— PROVIDED RECORDS —
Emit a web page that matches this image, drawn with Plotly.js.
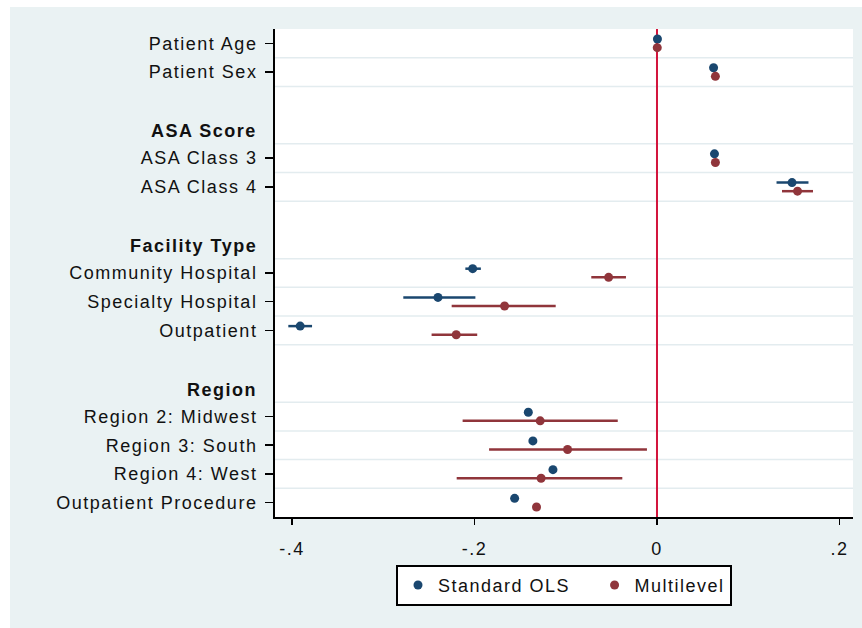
<!DOCTYPE html>
<html><head><meta charset="utf-8">
<script src="https://cdn.plot.ly/plotly-3.0.1.min.js"></script>
<style>
html,body{margin:0;padding:0;background:#ffffff;width:862px;height:628px;overflow:hidden;}
#chart{position:absolute;left:10px;top:7px;width:852px;height:621px;}
svg text{letter-spacing:1.5px;}
</style></head><body><div id="chart"></div>
<script>
// Row structure (blank strings are spacer rows)
const rowLabels = ["Patient Age","Patient Sex","","ASA Score","ASA Class 3","ASA Class 4","",
  "Facility Type","Community Hospital","Specialty Hospital","Outpatient","",
  "Region","Region 2: Midwest","Region 3: South","Region 4: West","Outpatient Procedure"];
const headerLabels = ["ASA Score","Facility Type","Region"];
const coefLabels = ["Patient Age","Patient Sex","ASA Class 3","ASA Class 4","Community Hospital",
  "Specialty Hospital","Outpatient","Region 2: Midwest","Region 3: South","Region 4: West","Outpatient Procedure"];

// Standard OLS estimates and 95% CI
const olsCoef = [0.0005, 0.062, 0.063, 0.148, -0.202, -0.240, -0.391, -0.141, -0.136, -0.114, -0.156];
const olsLow  = [0.0000, 0.060, 0.061, 0.131, -0.210, -0.278, -0.404, -0.145, -0.140, -0.118, -0.160];
const olsHigh = [0.0010, 0.064, 0.065, 0.166, -0.193, -0.199, -0.378, -0.137, -0.132, -0.110, -0.152];
// Multilevel estimates and 95% CI
const mlCoef = [0.0003, 0.064, 0.064, 0.154, -0.053, -0.167, -0.220, -0.128, -0.098, -0.127, -0.132];
const mlLow  = [-0.0002, 0.062, 0.062, 0.137, -0.072, -0.225, -0.247, -0.213, -0.184, -0.2195, -0.135];
const mlHigh = [0.0010, 0.066, 0.066, 0.171, -0.034, -0.111, -0.197, -0.043, -0.011, -0.038, -0.129];

const xTickVals = [-0.4, -0.2, 0, 0.2];
const xTickText = ["-.4", "-.2", "0", ".2"];
const seriesNames = ["Standard OLS", "Multilevel"];

const FONT = "Liberation Sans, Arial, sans-serif";
const coefRows = coefLabels.map(l => rowLabels.indexOf(l));

function makeTrace(name, coef, lo, hi, color, offset) {
  return {
    type: 'scatter', mode: 'markers', name: name,
    x: coef, y: coefRows.map(r => r + offset),
    marker: {color: color, size: 9, symbol: 'circle'},
    error_x: {type: 'data', symmetric: false,
      array: hi.map((h, i) => h - coef[i]),
      arrayminus: coef.map((c, i) => c - lo[i]),
      color: color, thickness: 2.5, width: 0},
    hoverinfo: 'x'
  };
}

const traces = [
  // trailing non-breaking spaces only widen the gap between legend entries
  makeTrace(seriesNames[0] + '\u00a0\u00a0\u00a0', olsCoef, olsLow, olsHigh, '#1a476f', -0.15),
  makeTrace(seriesNames[1], mlCoef, mlLow, mlHigh, '#90353b', 0.15)
];

// gridlines at the boundaries of each coefficient row
const gridSet = new Set();
coefRows.forEach(r => { gridSet.add(r - 0.5); gridSet.add(r + 0.5); });
const yMin = -0.5, yMax = rowLabels.length - 0.5;
const shapes = [];
[...gridSet].filter(v => v > yMin && v < yMax).forEach(v => shapes.push({
  type: 'line', xref: 'paper', x0: 0, x1: 1, yref: 'y', y0: v, y1: v,
  line: {color: '#e3ecef', width: 1.5}, layer: 'below'
}));
shapes.push({type: 'line', xref: 'x', x0: 0, x1: 0, yref: 'paper', y0: 0, y1: 1,
  line: {color: '#d3143c', width: 2}, layer: 'below'});

const annotations = headerLabels.map(h => ({
  xref: 'paper', x: 0, xanchor: 'right', xshift: -16,
  yref: 'y', y: rowLabels.indexOf(h), yanchor: 'middle', yshift: -2,
  text: '<b>' + h + '</b>', showarrow: false,
  font: {family: FONT, size: 18, color: '#111111'}
}));

const layout = {
  width: 852, height: 621,
  margin: {l: 265, r: 9, t: 22, b: 111, pad: 0},
  paper_bgcolor: '#eaf2f3', plot_bgcolor: '#ffffff',
  font: {family: FONT, size: 18, color: '#111111'},
  showlegend: true,
  xaxis: {
    range: [-0.4186, 0.2148], tickmode: 'array', tickvals: xTickVals, ticktext: xTickText,
    ticks: 'outside', ticklen: 6, tickwidth: 1.5, tickcolor: '#000',
    showline: true, linecolor: '#000', linewidth: 2,
    showgrid: false, zeroline: false, ticklabelstandoff: 8, fixedrange: true
  },
  yaxis: {
    range: [yMax, yMin], tickmode: 'array', tickvals: coefRows, ticktext: coefLabels,
    ticks: 'outside', ticklen: 8, tickwidth: 1.5, tickcolor: '#000',
    showline: true, linecolor: '#000', linewidth: 2,
    showgrid: false, zeroline: false, ticklabelstandoff: 4, fixedrange: true
  },
  legend: {
    orientation: 'h', x: 0.5, xanchor: 'center', y: -0.098, yanchor: 'top',
    bgcolor: '#ffffff', bordercolor: '#000', borderwidth: 2,
    font: {family: FONT, size: 18, color: '#111111'}
  },
  shapes: shapes,
  annotations: annotations
};

Plotly.newPlot('chart', traces, layout, {displayModeBar: false, staticPlot: true});
</script></body></html>
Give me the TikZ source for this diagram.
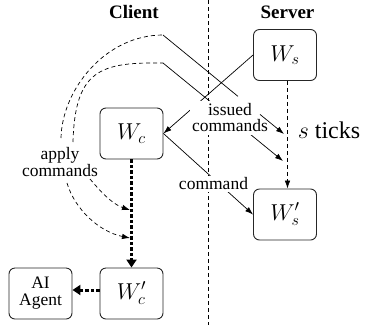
\RequirePackage{fix-cm}
\documentclass[tikz,border=0pt]{standalone}
\usepackage{fontspec}
\setmainfont{Liberation Serif}
\usetikzlibrary{arrows.meta}
\begin{document}
\begin{tikzpicture}[x=1pt,y=-1pt,
  box/.style={draw=black!85, line width=0.9pt, rounded corners=6pt, minimum width=63pt, minimum height=51pt, inner sep=0pt, align=center},
  mth/.style={font=\fontsize{23}{23}\selectfont},
  lbl/.style={font=\fontsize{17.5}{16}\selectfont, align=center, inner sep=2pt},
  ttl/.style={font=\fontsize{19}{20}\selectfont\bfseries},
  conn/.style={line width=0.7pt},
  tip/.style={-{Latex[length=8pt,width=5.5pt]}},
  dsh/.style={dash pattern=on 4pt off 3pt, line width=0.7pt},
  thk/.style={line width=3pt, dash pattern=on 3.5pt off 2pt, -{Triangle[length=8pt,width=10pt]}}
]
\useasboundingbox (0,0) rectangle (366,325);
% divider
\draw[dsh] (208,0) -- (208,325);
% titles
\node[ttl] (client) at (134,12) {Client};
\node[ttl] (server) at (287.5,12) {Server};
% boxes
\node[box,mth] (Ws) at (285,55) {$W_s$};
\node[box,mth] (Wc) at (131.5,133.5) {$W_c$};
\node[box,mth] (Wsp) at (285,214.5) {$W'_s$};
\node[box,mth] (Wcp) at (131.5,293.5) {$W'_c$};
\node[box,font=\fontsize{17.5}{17}\selectfont] (ai) at (40.5,293.5) {AI\\Agent};
% coordinates
\coordinate (tx) at (287.5,0);
\coordinate (i1s) at (163,35);
\coordinate (i1e) at (238,96.4);
\coordinate (i1a) at (260,114.4);
\coordinate (i1t) at (284,134);
\coordinate (i2s) at (163,63);
\coordinate (i2t) at (283,161);
\coordinate (o1) at (61,138);
\coordinate (o2) at (73,142);
\coordinate (l1) at (90,179);
\coordinate (l2) at (67,183);
\coordinate (a1) at (130,210);
\coordinate (a2) at (130,238);
% server tick arrow
\draw[dsh,tip] (Ws.south -| tx) -- (Wsp.north -| tx);
% server -> client
\draw[conn,tip] (Ws.west) -- (Wc.east);
% client -> server command
\draw[conn,tip] (Wc.east) -- (Wsp.west);
\node[lbl,fill=white] (cmd) at (213.5,184) {command};
% issued commands
\draw[dsh] (o1) .. controls (62,90) and (105,35) .. (i1s);
\draw[dsh] (o2) .. controls (75,70) and (100,62) .. (i2s);
\draw[conn] (i1s) -- (i1e);
\draw[conn,tip] (i2s) -- (i2t);
\node[lbl,fill=white,inner sep=2.5pt] (iss) at (230,118) {issued\\commands};
\draw[conn,tip] (i1a) -- (i1t);
\node[font=\fontsize{24}{24}\selectfont] (ticks) at (329,130) {$s$ ticks};
% apply commands
\node[lbl,font=\fontsize{17.5}{16.5}\selectfont] (apply) at (60,162) {apply\\commands};
\draw[dsh,tip] (l1) .. controls (105,197) and (115,205) .. (a1);
\draw[dsh,tip] (l2) .. controls (75,210) and (100,232) .. (a2);
% local progression
\draw[thk] (Wc.south) -- (Wcp.north);
\draw[thk] ([yshift=3.5pt]Wcp.west) -- ([yshift=3.5pt]ai.east);
\end{tikzpicture}
\end{document}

— WHAT TO PRODUCE —
Please list every line of the records that contains "this".

— TASK SOLUTION —
Emit a web page that matches this image, drawn with Plotly.js.
Give me the TikZ source for this diagram.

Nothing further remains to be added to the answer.